Depuis les années 1970, les châtiments corporels reculent, la parole de l’enfant est davantage prise en compte, les familles cherchent un équilibre entre autorité et écoute. Mais le début du XXIe siècle voit émerger une autre figure : celle de l’enfant roi.
Élevé dans l’instantanéité, surprotégé, parfois dépourvu de limites, l’enfant roi obtient tout, tout de suite. Il peine à développer patience, autonomie, frustration. À l’adolescence, cela se traduit par une défiance systématique envers toute forme d’autorité.
À force de vouloir bien faire, de peur de reproduire les erreurs du passé, notre société peine à tracer un cap. Et l’enfant, entre liberté totale et absence de repères clairs, se retrouve parfois sans véritable place dans le monde adulte.
Alors, une question essentielle se pose : nos enfants savent-ils encore où est leur place ?
Vers un nouvel équilibre éducatif
Notre époque a compris que l’enfant n’est ni un objet à discipliner, ni un roi à servir. Il est un être en devenir, avec des besoins spécifiques selon son âge, son tempérament, son environnement. Les sciences humaines, la psychologie, la pédagogie moderne nous donnent aujourd’hui des outils puissants pour mieux accompagner son développement global – physique, émotionnel, intellectuel, social.
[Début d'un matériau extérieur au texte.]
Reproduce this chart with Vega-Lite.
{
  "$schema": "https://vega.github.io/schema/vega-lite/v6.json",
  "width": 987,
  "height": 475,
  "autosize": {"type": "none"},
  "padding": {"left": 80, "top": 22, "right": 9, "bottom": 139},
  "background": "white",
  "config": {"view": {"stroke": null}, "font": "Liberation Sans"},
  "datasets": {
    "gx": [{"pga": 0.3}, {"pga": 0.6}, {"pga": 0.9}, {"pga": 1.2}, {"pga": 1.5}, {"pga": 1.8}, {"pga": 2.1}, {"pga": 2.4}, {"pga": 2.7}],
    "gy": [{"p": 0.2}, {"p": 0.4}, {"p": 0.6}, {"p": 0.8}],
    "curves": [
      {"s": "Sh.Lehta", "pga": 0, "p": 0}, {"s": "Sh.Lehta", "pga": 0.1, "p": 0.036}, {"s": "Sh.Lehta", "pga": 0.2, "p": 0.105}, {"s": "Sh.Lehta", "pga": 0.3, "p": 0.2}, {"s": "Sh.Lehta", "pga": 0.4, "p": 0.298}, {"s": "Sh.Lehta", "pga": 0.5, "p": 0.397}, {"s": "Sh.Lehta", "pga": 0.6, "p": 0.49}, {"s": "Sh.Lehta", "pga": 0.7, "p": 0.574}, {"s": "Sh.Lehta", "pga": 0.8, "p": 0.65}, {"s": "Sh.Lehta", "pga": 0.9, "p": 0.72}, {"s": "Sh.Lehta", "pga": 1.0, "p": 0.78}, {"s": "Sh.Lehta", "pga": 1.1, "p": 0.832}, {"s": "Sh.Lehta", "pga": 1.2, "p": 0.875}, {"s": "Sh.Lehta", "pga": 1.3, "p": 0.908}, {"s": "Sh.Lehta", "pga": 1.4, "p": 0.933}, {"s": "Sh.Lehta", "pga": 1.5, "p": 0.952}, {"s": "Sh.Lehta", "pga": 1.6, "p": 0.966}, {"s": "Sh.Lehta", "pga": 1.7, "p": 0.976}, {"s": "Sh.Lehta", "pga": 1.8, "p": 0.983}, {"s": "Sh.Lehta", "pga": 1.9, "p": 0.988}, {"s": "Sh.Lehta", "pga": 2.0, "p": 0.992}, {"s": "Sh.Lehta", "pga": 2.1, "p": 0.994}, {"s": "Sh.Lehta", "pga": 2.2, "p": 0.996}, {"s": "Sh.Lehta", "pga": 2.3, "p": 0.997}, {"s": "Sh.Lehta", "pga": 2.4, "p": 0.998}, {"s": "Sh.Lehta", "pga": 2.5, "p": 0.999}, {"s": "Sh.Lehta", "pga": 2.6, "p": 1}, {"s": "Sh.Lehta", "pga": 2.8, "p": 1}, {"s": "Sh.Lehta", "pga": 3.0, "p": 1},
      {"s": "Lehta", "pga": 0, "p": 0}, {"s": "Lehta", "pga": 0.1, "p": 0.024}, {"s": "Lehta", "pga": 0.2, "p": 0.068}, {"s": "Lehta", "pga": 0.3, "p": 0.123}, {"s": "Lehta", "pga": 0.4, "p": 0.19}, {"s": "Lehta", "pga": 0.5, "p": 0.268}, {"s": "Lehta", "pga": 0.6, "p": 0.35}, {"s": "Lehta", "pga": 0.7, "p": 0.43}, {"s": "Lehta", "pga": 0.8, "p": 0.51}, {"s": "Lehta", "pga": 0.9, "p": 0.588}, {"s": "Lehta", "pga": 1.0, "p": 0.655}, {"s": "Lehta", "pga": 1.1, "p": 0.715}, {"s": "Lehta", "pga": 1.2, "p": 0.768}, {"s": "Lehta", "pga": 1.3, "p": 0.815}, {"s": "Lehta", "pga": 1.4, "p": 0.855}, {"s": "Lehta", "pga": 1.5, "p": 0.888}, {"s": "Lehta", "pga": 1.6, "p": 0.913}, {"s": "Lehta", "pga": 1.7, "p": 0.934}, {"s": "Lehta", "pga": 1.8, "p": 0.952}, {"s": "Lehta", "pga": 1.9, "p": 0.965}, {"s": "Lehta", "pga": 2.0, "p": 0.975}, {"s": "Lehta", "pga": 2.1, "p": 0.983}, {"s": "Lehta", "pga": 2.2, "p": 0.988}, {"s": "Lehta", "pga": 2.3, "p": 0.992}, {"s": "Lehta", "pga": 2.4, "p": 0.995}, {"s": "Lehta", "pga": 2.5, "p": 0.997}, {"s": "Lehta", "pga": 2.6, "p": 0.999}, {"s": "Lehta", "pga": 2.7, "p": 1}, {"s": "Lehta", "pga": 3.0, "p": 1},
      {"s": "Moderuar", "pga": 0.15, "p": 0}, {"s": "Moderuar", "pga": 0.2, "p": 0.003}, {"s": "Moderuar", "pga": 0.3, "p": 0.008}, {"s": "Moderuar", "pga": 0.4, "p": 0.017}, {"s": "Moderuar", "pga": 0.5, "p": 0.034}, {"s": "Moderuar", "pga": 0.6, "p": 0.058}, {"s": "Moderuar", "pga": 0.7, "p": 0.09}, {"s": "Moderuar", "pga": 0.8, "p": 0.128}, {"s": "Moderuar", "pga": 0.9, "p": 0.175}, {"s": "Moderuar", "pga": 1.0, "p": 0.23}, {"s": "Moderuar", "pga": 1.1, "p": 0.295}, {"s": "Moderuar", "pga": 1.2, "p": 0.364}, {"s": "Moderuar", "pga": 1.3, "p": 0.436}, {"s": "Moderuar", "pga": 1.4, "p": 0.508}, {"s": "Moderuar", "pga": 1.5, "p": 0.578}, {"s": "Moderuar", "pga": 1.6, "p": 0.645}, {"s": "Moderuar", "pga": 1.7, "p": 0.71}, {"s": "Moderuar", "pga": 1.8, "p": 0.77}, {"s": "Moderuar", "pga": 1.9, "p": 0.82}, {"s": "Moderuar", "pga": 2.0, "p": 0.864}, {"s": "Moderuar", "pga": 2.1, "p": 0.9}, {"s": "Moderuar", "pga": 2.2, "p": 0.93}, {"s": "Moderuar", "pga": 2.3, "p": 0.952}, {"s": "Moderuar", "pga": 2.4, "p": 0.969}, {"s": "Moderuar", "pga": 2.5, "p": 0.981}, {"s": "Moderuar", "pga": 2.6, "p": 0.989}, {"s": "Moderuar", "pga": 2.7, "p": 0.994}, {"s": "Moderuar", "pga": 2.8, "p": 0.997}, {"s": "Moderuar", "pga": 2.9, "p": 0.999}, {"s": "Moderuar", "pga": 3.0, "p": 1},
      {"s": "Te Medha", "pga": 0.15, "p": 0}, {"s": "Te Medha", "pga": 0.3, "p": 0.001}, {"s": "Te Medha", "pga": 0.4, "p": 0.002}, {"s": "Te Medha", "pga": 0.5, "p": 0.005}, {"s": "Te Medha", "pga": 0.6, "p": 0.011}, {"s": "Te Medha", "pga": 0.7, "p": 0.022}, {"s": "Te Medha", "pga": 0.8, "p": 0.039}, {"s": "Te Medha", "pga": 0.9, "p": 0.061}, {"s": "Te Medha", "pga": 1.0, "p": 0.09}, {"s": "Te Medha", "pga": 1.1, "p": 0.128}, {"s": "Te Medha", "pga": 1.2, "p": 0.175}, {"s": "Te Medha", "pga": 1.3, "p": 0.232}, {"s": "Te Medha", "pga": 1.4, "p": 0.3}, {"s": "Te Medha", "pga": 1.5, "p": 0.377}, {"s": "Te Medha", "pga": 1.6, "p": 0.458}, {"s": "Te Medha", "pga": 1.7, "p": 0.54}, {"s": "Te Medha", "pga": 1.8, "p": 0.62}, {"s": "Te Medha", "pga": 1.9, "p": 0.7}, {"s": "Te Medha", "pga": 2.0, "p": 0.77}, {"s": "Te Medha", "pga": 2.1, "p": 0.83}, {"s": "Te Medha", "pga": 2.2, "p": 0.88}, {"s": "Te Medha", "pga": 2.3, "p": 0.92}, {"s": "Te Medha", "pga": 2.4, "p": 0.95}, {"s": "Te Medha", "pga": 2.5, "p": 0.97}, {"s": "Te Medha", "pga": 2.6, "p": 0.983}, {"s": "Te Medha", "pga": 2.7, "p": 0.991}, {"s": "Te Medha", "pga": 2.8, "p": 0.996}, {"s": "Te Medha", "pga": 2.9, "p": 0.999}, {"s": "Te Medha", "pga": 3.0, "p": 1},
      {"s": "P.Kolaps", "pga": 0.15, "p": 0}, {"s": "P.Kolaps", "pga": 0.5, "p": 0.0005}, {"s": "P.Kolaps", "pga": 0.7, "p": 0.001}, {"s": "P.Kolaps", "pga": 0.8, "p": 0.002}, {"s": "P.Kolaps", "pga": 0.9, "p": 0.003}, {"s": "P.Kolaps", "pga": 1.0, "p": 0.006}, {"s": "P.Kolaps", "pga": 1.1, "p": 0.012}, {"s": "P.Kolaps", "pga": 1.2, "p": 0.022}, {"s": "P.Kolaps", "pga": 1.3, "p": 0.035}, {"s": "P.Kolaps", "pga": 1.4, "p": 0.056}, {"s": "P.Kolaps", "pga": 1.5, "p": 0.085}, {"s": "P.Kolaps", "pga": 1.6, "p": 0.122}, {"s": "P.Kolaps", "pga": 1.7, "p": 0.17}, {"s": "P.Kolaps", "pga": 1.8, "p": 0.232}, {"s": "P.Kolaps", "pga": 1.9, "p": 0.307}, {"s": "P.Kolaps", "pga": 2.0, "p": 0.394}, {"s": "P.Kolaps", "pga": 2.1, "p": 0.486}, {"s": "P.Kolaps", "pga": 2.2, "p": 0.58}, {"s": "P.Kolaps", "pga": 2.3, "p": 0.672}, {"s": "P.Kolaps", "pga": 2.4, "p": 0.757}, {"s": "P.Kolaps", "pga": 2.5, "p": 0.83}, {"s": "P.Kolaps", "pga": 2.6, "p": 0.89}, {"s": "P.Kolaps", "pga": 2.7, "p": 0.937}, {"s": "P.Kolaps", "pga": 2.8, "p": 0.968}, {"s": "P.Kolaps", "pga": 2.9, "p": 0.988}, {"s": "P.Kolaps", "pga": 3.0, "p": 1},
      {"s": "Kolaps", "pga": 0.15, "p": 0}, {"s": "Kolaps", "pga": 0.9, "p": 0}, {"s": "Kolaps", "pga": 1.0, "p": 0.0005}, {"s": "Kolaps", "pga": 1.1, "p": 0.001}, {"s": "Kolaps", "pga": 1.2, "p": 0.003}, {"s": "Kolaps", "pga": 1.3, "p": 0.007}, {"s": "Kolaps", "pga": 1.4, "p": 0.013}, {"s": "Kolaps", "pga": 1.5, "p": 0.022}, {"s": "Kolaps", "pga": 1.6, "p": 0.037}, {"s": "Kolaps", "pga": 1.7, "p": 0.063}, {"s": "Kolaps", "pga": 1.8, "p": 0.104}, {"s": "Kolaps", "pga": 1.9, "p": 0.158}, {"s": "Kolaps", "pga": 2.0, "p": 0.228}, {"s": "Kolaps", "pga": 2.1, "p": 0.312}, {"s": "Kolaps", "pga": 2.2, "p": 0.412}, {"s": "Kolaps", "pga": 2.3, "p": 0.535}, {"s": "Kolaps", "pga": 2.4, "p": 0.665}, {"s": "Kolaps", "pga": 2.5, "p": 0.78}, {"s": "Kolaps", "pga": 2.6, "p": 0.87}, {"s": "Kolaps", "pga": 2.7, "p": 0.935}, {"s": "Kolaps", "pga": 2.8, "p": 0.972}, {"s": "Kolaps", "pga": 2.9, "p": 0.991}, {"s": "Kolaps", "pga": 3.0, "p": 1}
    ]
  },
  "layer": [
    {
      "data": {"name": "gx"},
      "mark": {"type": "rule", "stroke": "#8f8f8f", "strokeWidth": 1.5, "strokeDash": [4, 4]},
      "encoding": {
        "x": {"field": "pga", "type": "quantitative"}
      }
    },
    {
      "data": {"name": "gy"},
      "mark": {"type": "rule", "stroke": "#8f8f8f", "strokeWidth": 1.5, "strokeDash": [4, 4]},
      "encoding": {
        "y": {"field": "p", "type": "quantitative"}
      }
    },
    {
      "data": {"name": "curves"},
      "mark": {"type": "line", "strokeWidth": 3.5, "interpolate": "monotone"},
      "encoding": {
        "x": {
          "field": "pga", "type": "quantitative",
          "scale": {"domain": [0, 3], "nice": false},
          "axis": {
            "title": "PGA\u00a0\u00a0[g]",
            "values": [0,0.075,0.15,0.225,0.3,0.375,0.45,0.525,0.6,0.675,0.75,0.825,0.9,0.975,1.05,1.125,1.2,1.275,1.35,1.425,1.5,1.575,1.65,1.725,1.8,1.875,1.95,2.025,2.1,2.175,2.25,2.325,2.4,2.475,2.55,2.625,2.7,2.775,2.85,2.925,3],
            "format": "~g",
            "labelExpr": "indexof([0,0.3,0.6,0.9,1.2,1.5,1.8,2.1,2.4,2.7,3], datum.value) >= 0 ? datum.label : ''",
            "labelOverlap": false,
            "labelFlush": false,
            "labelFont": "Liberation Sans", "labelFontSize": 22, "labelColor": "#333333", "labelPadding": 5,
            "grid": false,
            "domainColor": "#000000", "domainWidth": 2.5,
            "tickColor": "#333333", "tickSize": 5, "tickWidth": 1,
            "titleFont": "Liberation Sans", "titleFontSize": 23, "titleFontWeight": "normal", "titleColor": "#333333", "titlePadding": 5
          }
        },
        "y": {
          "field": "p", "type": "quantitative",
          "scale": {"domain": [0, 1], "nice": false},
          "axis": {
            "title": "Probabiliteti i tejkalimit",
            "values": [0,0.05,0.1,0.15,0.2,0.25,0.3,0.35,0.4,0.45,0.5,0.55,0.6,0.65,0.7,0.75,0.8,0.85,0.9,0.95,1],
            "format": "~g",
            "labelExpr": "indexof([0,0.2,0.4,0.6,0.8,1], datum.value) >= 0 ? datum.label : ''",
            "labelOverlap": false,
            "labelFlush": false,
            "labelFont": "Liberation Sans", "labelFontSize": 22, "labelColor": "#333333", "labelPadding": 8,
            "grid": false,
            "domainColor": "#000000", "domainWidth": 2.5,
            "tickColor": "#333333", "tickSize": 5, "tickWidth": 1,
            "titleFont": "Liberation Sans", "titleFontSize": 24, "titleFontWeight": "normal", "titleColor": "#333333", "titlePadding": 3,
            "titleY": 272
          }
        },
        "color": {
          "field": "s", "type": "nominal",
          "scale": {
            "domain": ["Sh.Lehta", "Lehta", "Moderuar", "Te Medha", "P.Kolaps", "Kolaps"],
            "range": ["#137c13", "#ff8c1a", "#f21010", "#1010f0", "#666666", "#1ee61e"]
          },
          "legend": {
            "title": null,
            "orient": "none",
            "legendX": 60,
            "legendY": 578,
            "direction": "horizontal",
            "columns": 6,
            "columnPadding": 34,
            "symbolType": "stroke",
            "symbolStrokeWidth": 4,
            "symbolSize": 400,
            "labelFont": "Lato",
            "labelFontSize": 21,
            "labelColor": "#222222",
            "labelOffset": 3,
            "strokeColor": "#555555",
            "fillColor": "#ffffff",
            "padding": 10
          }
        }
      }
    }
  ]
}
Mais cette richesse peut aussi générer des injonctions contradictoires. Être parent devient un rôle aussi exigeant qu’indécis. Trop d’autorité ? C’est le retour au passé. Pas assez ? C’est l’enfant roi. Alors… où se situe le juste milieu ?
La réponse se construit dans le dialogue, dans la capacité à fixer un cadre clair mais souple, à écouter sans se renier, à aimer sans tout céder. Car offrir à l’enfant une place dans la société, ce n’est pas le laisser tout diriger : c’est lui permettre de grandir, d’apprendre, de s’épanouir… tout en lui donnant des racines solides.
Conclusion : du silence à la reconnaissance
L’histoire du statut de l’enfant est une lente mais puissante ascension : du mutisme imposé au droit à la parole, du corps ligoté à l’autonomie éducative, de l’ombre à la lumière sociale. Comprendre cette évolution nous rappelle que l’enfance est un indicateur de civilisation : la manière dont une société traite ses enfants en dit long sur ses valeurs profondes.
Alors que les défis éducatifs du XXIe siècle s’intensifient – écrans, hyperstimulation, individualisme, solitude, crise du lien – il devient urgent de repenser nos modèles. Pas pour revenir en arrière. Mais pour mieux avancer ensemble, adultes et enfants, vers une société plus humaine, plus consciente, plus juste.
FAQ – L’essentiel à retenir
- À partir de quand l’enfant a-t-il été reconnu comme un être à part entière ? Principalement à partir du XIXe siècle, avec les premières lois de protection du travail infantile et le développement d’une éducation centrée sur l’enfant.
- Pourquoi parle-t-on aujourd’hui d’« enfant roi » ? Parce que certains enfants grandissent sans limites claires, avec une demande permanente de satisfaction immédiate, ce qui peut rendre difficile leur intégration sociale future.
- Quel rôle a joué l’école dans cette évolution ? L’école a longtemps été un outil de formatage, avant de devenir progressivement un lieu d’émancipation et d’autonomie pour l’enfant, surtout à partir du XXe siècle.